When select_peaks(peaks, n_peaks=n_peaks, ...) receives argument n_peaks >= peaks.shape[0], it returns peaks.

Expected behavior

When select_peaks(peaks, n_peaks=n_peaks, ...) receives argument n_peaks >= peaks.shape[0], it should throw an error stating "Number of selected peaks greater than or equal to number of input peaks" (or something along those lines).

Example Code to Reproduce Error

from pathlib import Path
import spikeinterface.core as sc
import spikeinterface.extractors as se
from spikeinterface.sortingcomponents.peak_detection import detect_peaks
from spikeinterface.sortingcomponents.peak_selection import select_peaks

# Load the Data
basepath = Path("/Volumes/T7/CatalystNeuro")
filepath = basepath / "TutorialDatasets/sub-npI1_ses-20190413_behavior+ecephys.nwb"
recording = se.read_nwb(filepath)
rec10s = recording.frame_slice(start_frame=0, end_frame=recording.sampling_frequency * 10)
print(rec10s)

# Detect Peaks
noise_levels = sc.get_noise_levels(rec10s, return_scaled=False)
job_kwargs = dict(n_jobs=1, progress_bar=True)
peaks = detect_peaks(rec10s, method='by_channel', noise_levels=noise_levels, **job_kwargs)

# Select Peaks
num_detected = peaks.shape[0]
print("# of peaks detected:", num_detected)
selected_peaks = select_peaks(peaks, n_peaks=(num_detected+1), method='uniform',
                              noise_levels=noise_levels, by_channel=False)
num_selected = selected_peaks.shape[0]
print("# of peaks selected:", num_selected)

alejoe91 commented 1 year ago

Thanks @pauladkisson

Actually I think that the behavior is fair..the select peaks is used to limit computation time, so in my mind the n_peaks is a maximum number of peaks.. Otherwise, one might need to change the parameter (sometimes deeply nested in the sorter params), in case of recordings shorter than usual, or with fewer peaks. I think it's good to avoid it. Maybe changing the naming slightly or specify the behavior in the docs would be better.

pauladkisson commented 1 year ago

@alejoe91 I think that kind of use case is best handled with a try/except block around the select_peaks function if one anticipates the number of peaks in peaks to be less than n_peaks. The main use case of select_peaks is to actually select a subset of peaks, so if n_peaks is improperly specified, I think it's appropriate to raise an error (or at the very least a warning).

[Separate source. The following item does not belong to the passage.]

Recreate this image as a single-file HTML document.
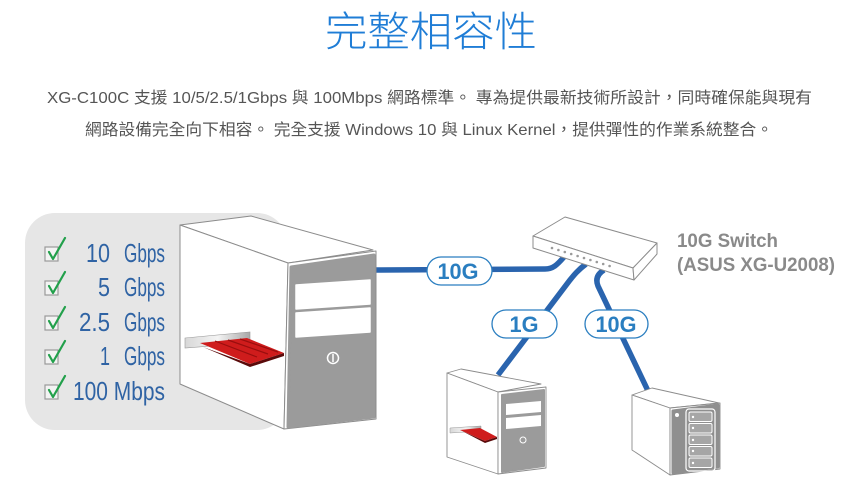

alejoe91 commented 1 year ago

Yeah I see your point. I would actually vote for a warning, since the goal of this function is to limit the number of peaks to a certain amount and if you have less than you're probably happy with it :)

What @h-mayorquin @samuelgarcia and @yger think?

h-mayorquin commented 1 year ago

@alejoe91 I think that kind of use case is best handled with a try/except block around the select_peaks function if one anticipates the number of peaks in peaks to be less than n_peaks. The main use case of select_peaks is to actually select a subset of peaks, so if n_peaks is improperly specified, I think it's appropriate to raise an error (or at the very least a warning)

Am I understanding well that you are want to use an assertion to inform the user that he has unintendedly chosen a value of n_peaks that is larger than number of peaks that he has? What are some possible bad consequences of us not informing the user of this?

Fixing for this would block a possible use of the function where I run detect_peaks but I want just want to assure myself that downstream computations do not run in more than n_peaks=1000. That is, I want to determine the upper bound of how many peaks should all the other methods handle without knowing in advance how many the first method will get (specially if sometimes select_peaks is non-deterministic). If the detect_peaks method produce less than 1000 peaks, then I am fine with the pipeline movin

h-mayorquin commented 1 year ago

So I think I agree with @alejoe91 that we should probably change the semantics. Select peaks should have an argument like max_n_peaks which would be the upper bound of what the sampling returns.

pauladkisson commented 1 year ago

Summarizing the solution we discussed yesterday:

select_peaks should take two optional arguments to constrain the # of peaks returned/sampled:
- max_n_peaks : ensures that input_peaks has no more than max_n_peaks, if it does --> subsample down to max_n_peaks
- min_n_peaks : ensures that input_peaks has no fewer than min_n_peaks, if it does --> throw error
Potentially rename select_peaks to something more informative based on its function of constraining the number of peaks to some specified range

Something I just thought of while writing this:

different peak selection methods may want to handle the min_n_peaks problem differently, for example:
- Sampling input_peaks with replacement (bootstrapping)
- Performing some data augmentation to generate more peaks (adding low levels of noise, amplitude jitter, etc.)
So, we probably want to assert input_peaks.size >= min_n_peaks in each method separately

CodyCBakerPhD commented 1 year ago

The opinion of this humble outsider, if I may offer it - if you're changing this argument structure I would additionally vote for a more standardized naming scheme that also matches other usage across the repo

Current suggestion - Standardized suggestion max_n_peaks - max_num_peaks min_n_peaks - min_num_peaks

which is then more similar to calls such as

get_num_channels, get_num_units

zm711 commented 5 months ago

@h-mayorquin, this is also over a year old at this point. Is this still on the todo list or should we close for inactivity?

h-mayorquin commented 5 months ago

I don't know what is the current status of detect_peaks after all this year refactoring. I might have to work on peak detection later this summer so I can take a look and come back to this. If not, and no one wants to work on this then we can close it.